== Collected data

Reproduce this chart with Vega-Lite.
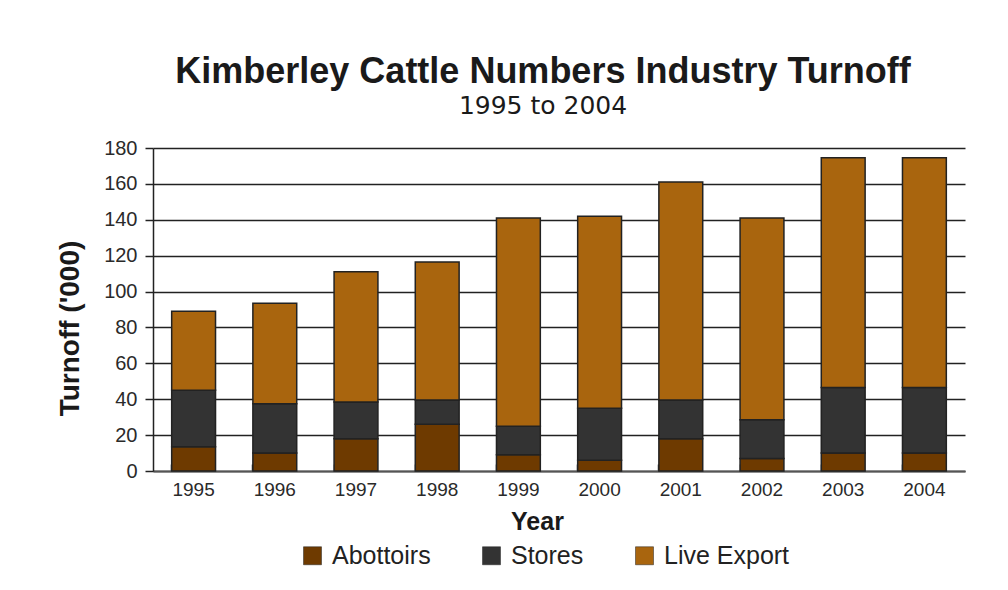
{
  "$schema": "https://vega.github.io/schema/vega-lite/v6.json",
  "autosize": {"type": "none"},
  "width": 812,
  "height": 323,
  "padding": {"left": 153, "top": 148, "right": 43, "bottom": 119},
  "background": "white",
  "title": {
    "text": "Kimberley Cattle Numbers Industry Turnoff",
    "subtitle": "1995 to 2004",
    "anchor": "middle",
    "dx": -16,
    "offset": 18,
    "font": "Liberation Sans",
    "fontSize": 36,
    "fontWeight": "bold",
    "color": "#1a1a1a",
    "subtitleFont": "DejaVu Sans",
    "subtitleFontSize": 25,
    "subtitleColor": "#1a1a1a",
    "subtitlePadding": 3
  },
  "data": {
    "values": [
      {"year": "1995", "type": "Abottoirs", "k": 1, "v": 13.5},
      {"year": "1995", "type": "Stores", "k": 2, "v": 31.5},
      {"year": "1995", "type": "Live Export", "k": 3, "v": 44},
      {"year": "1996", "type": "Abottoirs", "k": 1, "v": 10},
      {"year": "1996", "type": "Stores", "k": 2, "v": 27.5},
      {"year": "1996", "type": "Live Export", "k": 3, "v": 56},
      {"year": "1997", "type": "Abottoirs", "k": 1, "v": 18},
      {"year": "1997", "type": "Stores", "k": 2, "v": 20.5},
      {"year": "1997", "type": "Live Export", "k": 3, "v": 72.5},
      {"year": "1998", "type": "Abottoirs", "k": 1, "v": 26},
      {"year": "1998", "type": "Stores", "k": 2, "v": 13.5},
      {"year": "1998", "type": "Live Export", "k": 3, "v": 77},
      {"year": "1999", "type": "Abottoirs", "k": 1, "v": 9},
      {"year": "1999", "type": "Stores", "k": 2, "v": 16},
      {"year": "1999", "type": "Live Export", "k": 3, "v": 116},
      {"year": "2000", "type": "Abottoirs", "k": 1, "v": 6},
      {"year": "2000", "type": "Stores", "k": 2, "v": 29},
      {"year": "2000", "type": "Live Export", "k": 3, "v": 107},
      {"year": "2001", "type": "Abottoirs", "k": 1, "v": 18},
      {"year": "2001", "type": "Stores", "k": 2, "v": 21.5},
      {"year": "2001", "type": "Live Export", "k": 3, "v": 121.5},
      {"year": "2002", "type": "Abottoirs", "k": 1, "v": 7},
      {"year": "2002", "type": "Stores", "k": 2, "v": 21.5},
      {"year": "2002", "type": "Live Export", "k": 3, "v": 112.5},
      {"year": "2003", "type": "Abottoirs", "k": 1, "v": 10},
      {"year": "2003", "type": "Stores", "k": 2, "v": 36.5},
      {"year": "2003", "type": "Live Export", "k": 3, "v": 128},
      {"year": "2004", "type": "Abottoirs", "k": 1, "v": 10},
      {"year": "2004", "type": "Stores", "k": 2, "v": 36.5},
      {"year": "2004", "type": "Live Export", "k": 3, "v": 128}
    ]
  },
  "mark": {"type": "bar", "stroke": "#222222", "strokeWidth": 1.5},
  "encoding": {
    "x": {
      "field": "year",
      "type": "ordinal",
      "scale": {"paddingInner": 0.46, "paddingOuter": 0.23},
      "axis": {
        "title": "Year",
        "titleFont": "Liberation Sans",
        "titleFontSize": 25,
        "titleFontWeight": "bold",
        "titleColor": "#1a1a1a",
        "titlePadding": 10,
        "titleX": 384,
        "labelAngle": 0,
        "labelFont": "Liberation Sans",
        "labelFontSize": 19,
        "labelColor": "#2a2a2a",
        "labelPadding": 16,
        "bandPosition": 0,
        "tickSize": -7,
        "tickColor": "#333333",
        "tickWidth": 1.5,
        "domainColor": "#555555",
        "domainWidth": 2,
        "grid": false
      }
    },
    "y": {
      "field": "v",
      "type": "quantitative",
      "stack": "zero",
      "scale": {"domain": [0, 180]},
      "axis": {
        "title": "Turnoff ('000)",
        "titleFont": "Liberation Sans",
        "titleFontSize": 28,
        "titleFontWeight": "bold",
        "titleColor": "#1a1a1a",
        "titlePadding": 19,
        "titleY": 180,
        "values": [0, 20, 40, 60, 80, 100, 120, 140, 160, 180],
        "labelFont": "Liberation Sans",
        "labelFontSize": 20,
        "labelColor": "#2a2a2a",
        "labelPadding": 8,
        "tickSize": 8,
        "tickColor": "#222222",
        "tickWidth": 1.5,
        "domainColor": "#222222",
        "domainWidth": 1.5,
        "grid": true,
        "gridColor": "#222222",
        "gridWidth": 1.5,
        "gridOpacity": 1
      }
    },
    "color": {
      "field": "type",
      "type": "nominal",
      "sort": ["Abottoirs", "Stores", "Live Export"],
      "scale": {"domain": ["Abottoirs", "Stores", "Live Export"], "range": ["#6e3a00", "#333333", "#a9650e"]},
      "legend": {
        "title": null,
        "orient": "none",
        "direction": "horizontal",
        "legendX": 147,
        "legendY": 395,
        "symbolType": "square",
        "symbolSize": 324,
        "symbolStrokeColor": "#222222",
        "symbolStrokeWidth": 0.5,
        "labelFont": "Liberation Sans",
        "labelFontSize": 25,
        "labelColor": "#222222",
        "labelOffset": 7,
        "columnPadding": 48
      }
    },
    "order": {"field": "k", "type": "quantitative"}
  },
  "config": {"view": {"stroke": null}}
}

====

Transcribe the listing above verbatim. Omit the pictures.

Reproduce this chart with Vega-Lite.
{
  "$schema": "https://vega.github.io/schema/vega-lite/v6.json",
  "autosize": {"type": "none"},
  "width": 812,
  "height": 323,
  "padding": {"left": 153, "top": 148, "right": 43, "bottom": 119},
  "background": "white",
  "title": {
    "text": "Kimberley Cattle Numbers Industry Turnoff",
    "subtitle": "1995 to 2004",
    "anchor": "middle",
    "dx": -16,
    "offset": 18,
    "font": "Liberation Sans",
    "fontSize": 36,
    "fontWeight": "bold",
    "color": "#1a1a1a",
    "subtitleFont": "DejaVu Sans",
    "subtitleFontSize": 25,
    "subtitleColor": "#1a1a1a",
    "subtitlePadding": 3
  },
  "data": {
    "values": [
      {"year": "1995", "type": "Abottoirs", "k": 1, "v": 13.5},
      {"year": "1995", "type": "Stores", "k": 2, "v": 31.5},
      {"year": "1995", "type": "Live Export", "k": 3, "v": 44},
      {"year": "1996", "type": "Abottoirs", "k": 1, "v": 10},
      {"year": "1996", "type": "Stores", "k": 2, "v": 27.5},
      {"year": "1996", "type": "Live Export", "k": 3, "v": 56},
      {"year": "1997", "type": "Abottoirs", "k": 1, "v": 18},
      {"year": "1997", "type": "Stores", "k": 2, "v": 20.5},
      {"year": "1997", "type": "Live Export", "k": 3, "v": 72.5},
      {"year": "1998", "type": "Abottoirs", "k": 1, "v": 26},
      {"year": "1998", "type": "Stores", "k": 2, "v": 13.5},
      {"year": "1998", "type": "Live Export", "k": 3, "v": 77},
      {"year": "1999", "type": "Abottoirs", "k": 1, "v": 9},
      {"year": "1999", "type": "Stores", "k": 2, "v": 16},
      {"year": "1999", "type": "Live Export", "k": 3, "v": 116},
      {"year": "2000", "type": "Abottoirs", "k": 1, "v": 6},
      {"year": "2000", "type": "Stores", "k": 2, "v": 29},
      {"year": "2000", "type": "Live Export", "k": 3, "v": 107},
      {"year": "2001", "type": "Abottoirs", "k": 1, "v": 18},
      {"year": "2001", "type": "Stores", "k": 2, "v": 21.5},
      {"year": "2001", "type": "Live Export", "k": 3, "v": 121.5},
      {"year": "2002", "type": "Abottoirs", "k": 1, "v": 7},
      {"year": "2002", "type": "Stores", "k": 2, "v": 21.5},
      {"year": "2002", "type": "Live Export", "k": 3, "v": 112.5},
      {"year": "2003", "type": "Abottoirs", "k": 1, "v": 10},
      {"year": "2003", "type": "Stores", "k": 2, "v": 36.5},
      {"year": "2003", "type": "Live Export", "k": 3, "v": 128},
      {"year": "2004", "type": "Abottoirs", "k": 1, "v": 10},
      {"year": "2004", "type": "Stores", "k": 2, "v": 36.5},
      {"year": "2004", "type": "Live Export", "k": 3, "v": 128}
    ]
  },
  "mark": {"type": "bar", "stroke": "#222222", "strokeWidth": 1.5},
  "encoding": {
    "x": {
      "field": "year",
      "type": "ordinal",
      "scale": {"paddingInner": 0.46, "paddingOuter": 0.23},
      "axis": {
        "title": "Year",
        "titleFont": "Liberation Sans",
        "titleFontSize": 25,
        "titleFontWeight": "bold",
        "titleColor": "#1a1a1a",
        "titlePadding": 10,
        "titleX": 384,
        "labelAngle": 0,
        "labelFont": "Liberation Sans",
        "labelFontSize": 19,
        "labelColor": "#2a2a2a",
        "labelPadding": 16,
        "bandPosition": 0,
        "tickSize": -7,
        "tickColor": "#333333",
        "tickWidth": 1.5,
        "domainColor": "#555555",
        "domainWidth": 2,
        "grid": false
      }
    },
    "y": {
      "field": "v",
      "type": "quantitative",
      "stack": "zero",
      "scale": {"domain": [0, 180]},
      "axis": {
        "title": "Turnoff ('000)",
        "titleFont": "Liberation Sans",
        "titleFontSize": 28,
        "titleFontWeight": "bold",
        "titleColor": "#1a1a1a",
        "titlePadding": 19,
        "titleY": 180,
        "values": [0, 20, 40, 60, 80, 100, 120, 140, 160, 180],
        "labelFont": "Liberation Sans",
        "labelFontSize": 20,
        "labelColor": "#2a2a2a",
        "labelPadding": 8,
        "tickSize": 8,
        "tickColor": "#222222",
        "tickWidth": 1.5,
        "domainColor": "#222222",
        "domainWidth": 1.5,
        "grid": true,
        "gridColor": "#222222",
        "gridWidth": 1.5,
        "gridOpacity": 1
      }
    },
    "color": {
      "field": "type",
      "type": "nominal",
      "sort": ["Abottoirs", "Stores", "Live Export"],
      "scale": {"domain": ["Abottoirs", "Stores", "Live Export"], "range": ["#6e3a00", "#333333", "#a9650e"]},
      "legend": {
        "title": null,
        "orient": "none",
        "direction": "horizontal",
        "legendX": 147,
        "legendY": 395,
        "symbolType": "square",
        "symbolSize": 324,
        "symbolStrokeColor": "#222222",
        "symbolStrokeWidth": 0.5,
        "labelFont": "Liberation Sans",
        "labelFontSize": 25,
        "labelColor": "#222222",
        "labelOffset": 7,
        "columnPadding": 48
      }
    },
    "order": {"field": "k", "type": "quantitative"}
  },
  "config": {"view": {"stroke": null}}
}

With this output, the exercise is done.